En Suisse, l’intention de rejoindre Daech suffit pour être condamné


La justice helvétique a franchi le pas en sanctionnant un prétendant au djihad, arrêté à l’aéroport de Zurich, avant même qu’il ne prenne l’avion.

Aurait-on pu stopper Mohamed Lahouaiej Bouhlel juste avant qu’il ne monte dans son camion pour commettre ce massacre à Nice, si la police avait eu connaissance de ses intentions meurtrières ? Répondre à cette question consiste à en poser deux autres : peut-on arrêter un apprenti terroriste, qui n’est pas encore passé à l’acte ? Puis ensuite le juger pour un crime qu’il n’a pas encore commis ? À ces interrogations, la justice suisse, pour la première fois, a répondu positivement en condamnant en fin de semaine dernière Ahmed, un Libano-Suisse âgé de 26 ans. Il avait été arrêté le 7 avril 2015 à l’aéroport de Zurich alors qu’il s’apprêtait à s’envoler vers la Turquie, pour ensuite rejoindre l’organisation État islamique en Syrie.

Pour le condamner, certes, à une peine légère – dix-huit mois avec sursis –, le Tribunal pénal fédéral, la plus haute instance judiciaire de la Confédération, s’est appuyée sur la loi fédérale interdisant les groupes Al-Qaïda et État islamique. Le simple fait « d’encourager les activités » de ces organisations terroristes est puni d’une peine pouvant aller jusqu’à cinq ans d’emprisonnement. Or, l’enquête a pu démontrer qu’Ahmed, né en Suisse dans une famille libanaise d’origine modeste, a eu des contacts réguliers avec l’organisation terroriste pendant huit mois. Pour rejoindre Daech, il est entré en relation avec un passeur à la frontière turco-syrienne et il s’est procuré un billet d’avion. « Toute intention de vouloir rejoindre un groupe de combattants en Syrie revient à les soutenir, même sans organisation concrète d’action (…) Car ce n’est qu’avec des recrues que les groupes peuvent commettre leurs crimes », souligne Juliette Noto, procureure générale, citée par La Tribune de Genève.

Il voulait mourir en martyr

Par ailleurs, Ahmed était en possession de vidéos de décapitation, de lapidation, de crucifixion.

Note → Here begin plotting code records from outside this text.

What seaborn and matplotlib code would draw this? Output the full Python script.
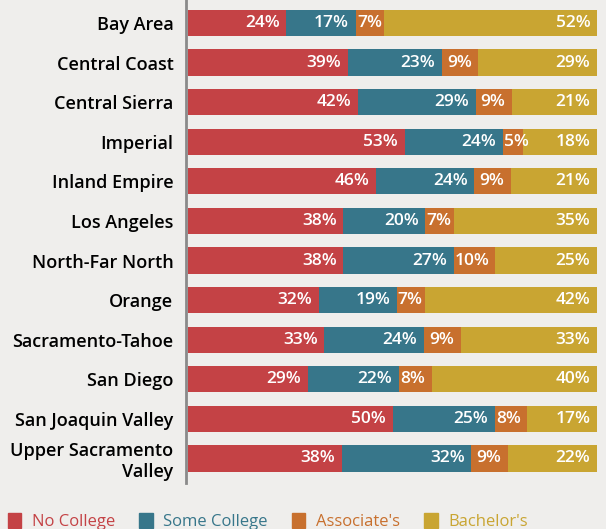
import numpy as np
import pandas as pd
import matplotlib.pyplot as plt
import matplotlib.patches as mpatches
import seaborn as sns

# Educational attainment by region (percent)
regions = ["Bay Area", "Central Coast", "Central Sierra", "Imperial", "Inland Empire",
           "Los Angeles", "North-Far North", "Orange", "Sacramento-Tahoe", "San Diego",
           "San Joaquin Valley", "Upper Sacramento\nValley"]
no_college = [24, 39, 42, 53, 46, 38, 38, 32, 33, 29, 50, 38]
some_college = [17, 23, 29, 24, 24, 20, 27, 19, 24, 22, 25, 32]
associates = [7, 9, 9, 5, 9, 7, 10, 7, 9, 8, 8, 9]
bachelors = [52, 29, 21, 18, 21, 35, 25, 42, 33, 40, 17, 22]

series_names = ["No College", "Some College", "Associate's", "Bachelor's"]
colors = ["#C44245", "#37768A", "#C8702E", "#C9A532"]
bg = "#EFEEEC"

sns.set_style("white")
plt.rcParams['font.family'] = ['Open Sans', 'DejaVu Sans']

vals = np.array([no_college, some_college, associates, bachelors], dtype=float)
shares = vals / vals.sum(axis=0) * 100
cum = np.cumsum(shares, axis=0)
starts = cum - shares

fig = plt.figure(figsize=(6.06, 5.29), dpi=100, facecolor=bg)
ax = fig.add_axes([186 / 606, 1 - 483 / 529, 411 / 606, 483 / 529])
ax.set_facecolor(bg)

# stacked bars: draw cumulative totals from the back to the front
for k in range(3, -1, -1):
    df = pd.DataFrame({"region": regions, "value": cum[k]})
    sns.barplot(data=df, x="value", y="region", orient="h", color=colors[k],
                saturation=1, width=0.66, ax=ax, linewidth=0)

ax.set_xlim(-0.5, 100)
ax.set_ylim(11.62, -0.58)

# value labels: right-aligned with padding, but never starting before the segment
renderer = fig.canvas.get_renderer()
inv = ax.transData.inverted()
for k in range(4):
    for i in range(len(regions)):
        t = ax.text(cum[k][i] - 1.6, i, f"{int(vals[k][i])}%", ha="right", va="center",
                    color="white", fontsize=12.5, fontweight="semibold")
        bb = t.get_window_extent(renderer)
        x0 = inv.transform((bb.x0, 0))[0]
        if x0 < starts[k][i] + 0.4:
            t.set_ha("left")
            t.set_x(starts[k][i] + 0.3)

ax.set_xlabel("")
ax.set_ylabel("")
ax.set_xticks([])
ax.tick_params(axis="y", length=0, pad=9)
for lab in ax.get_yticklabels():
    lab.set_fontsize(13)
    lab.set_fontweight("semibold")
    lab.set_color("#000000")
for s in ["top", "right", "bottom"]:
    ax.spines[s].set_visible(False)
ax.spines["left"].set_color("#8A8A8A")
ax.spines["left"].set_linewidth(2)

handles = [mpatches.Patch(color=c, label=n) for c, n in zip(colors, series_names)]
leg = fig.legend(handles=handles, loc="lower left", bbox_to_anchor=(-0.012, -0.03), ncol=4,
                 frameon=False, fontsize=12, handlelength=0.8, handleheight=1.0,
                 handletextpad=0.65, columnspacing=1.45)
for t, c in zip(leg.get_texts(), colors):
    t.set_color(c)

fig.savefig("out.png", dpi=100, facecolor=bg)
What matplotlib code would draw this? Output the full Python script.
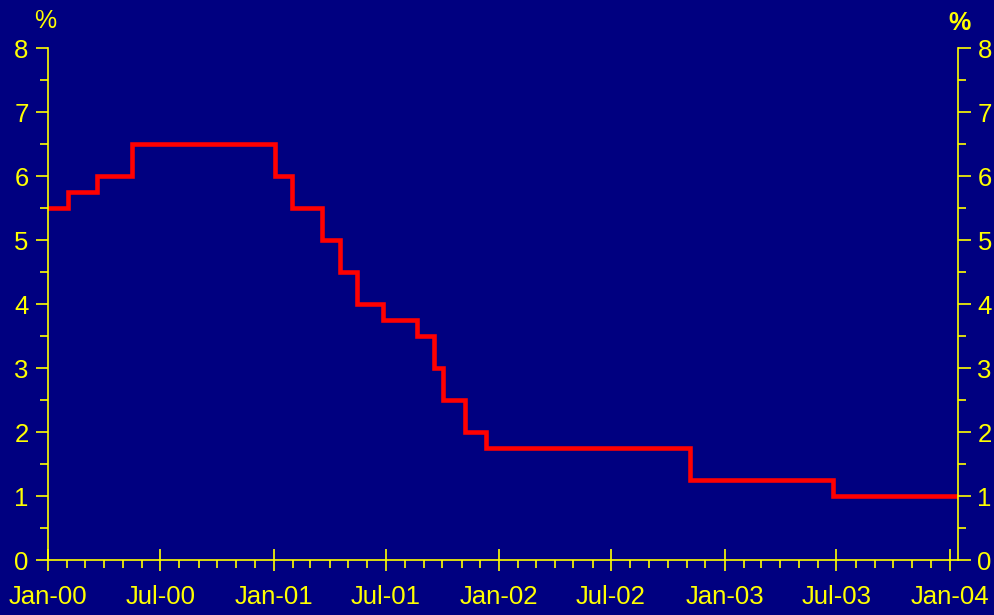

Enfin, en novembre 2014, communiquant avec son amie, Ahmed lui aurait avoué son souhait de « mourir en martyr », ajoutant qu’il savait que son déplacement en Syrie pouvait lui valoir cinq ans de prison. Pour sa défense, le Libano-Suisse a affirmé qu’il n’allait en Syrie que pour rendre visite à des amis et pour participer à un programme d’aide humanitaire en faveur des victimes de la guerre civile. Des explications qui n’ont guère convaincu le tribunal pénal fédéral.

Le Ministère public de la Confédération réclamait deux ans de prison avec sursis. Le candidat au djihad n’a finalement été condamné qu’à dix-huit mois. Une clémence due à son assiduité au programme de déradicalisation. Chômeur, le prétendant au djihad vit aujourd’hui à Winterthur, en Suisse alémanique, chez sa mère, avec sa femme et leur fils, grâce à l’aide sociale. Au moment de son arrestation à l’aéroport de Zurich, en avril 2015, sa compagne était enceinte de deux mois.

Des capacités intellectuelles limitées

Contrairement à beaucoup d’autres volontaires pour intégrer les rangs de l’organisation État islamique, ce Libano-Suisse n’est jamais tombé dans la délinquance. C’est au contraire un homme très religieux, fréquentant la mosquée quotidiennement. Malheureusement une mosquée influencée par l’islam radical. À la suite de l’ancien champion du monde de boxe thaïe, Valdet Gashi, d’origine kosovare, plusieurs jeunes de Winterthur ont rejoint les rangs de Daech en Syrie. Selon certaines sources, Valdet Gashi aurait été tué depuis.
Évoquant Ahmed, le quotidien Le Temps de Lausanne parle d’un jeune homme aux capacités intellectuelles limitées, peu scolarisé, très influençable, et qui n’a jamais pu conserver longtemps de petits boulots, dans une station-service ou dans une entreprise de jardinage.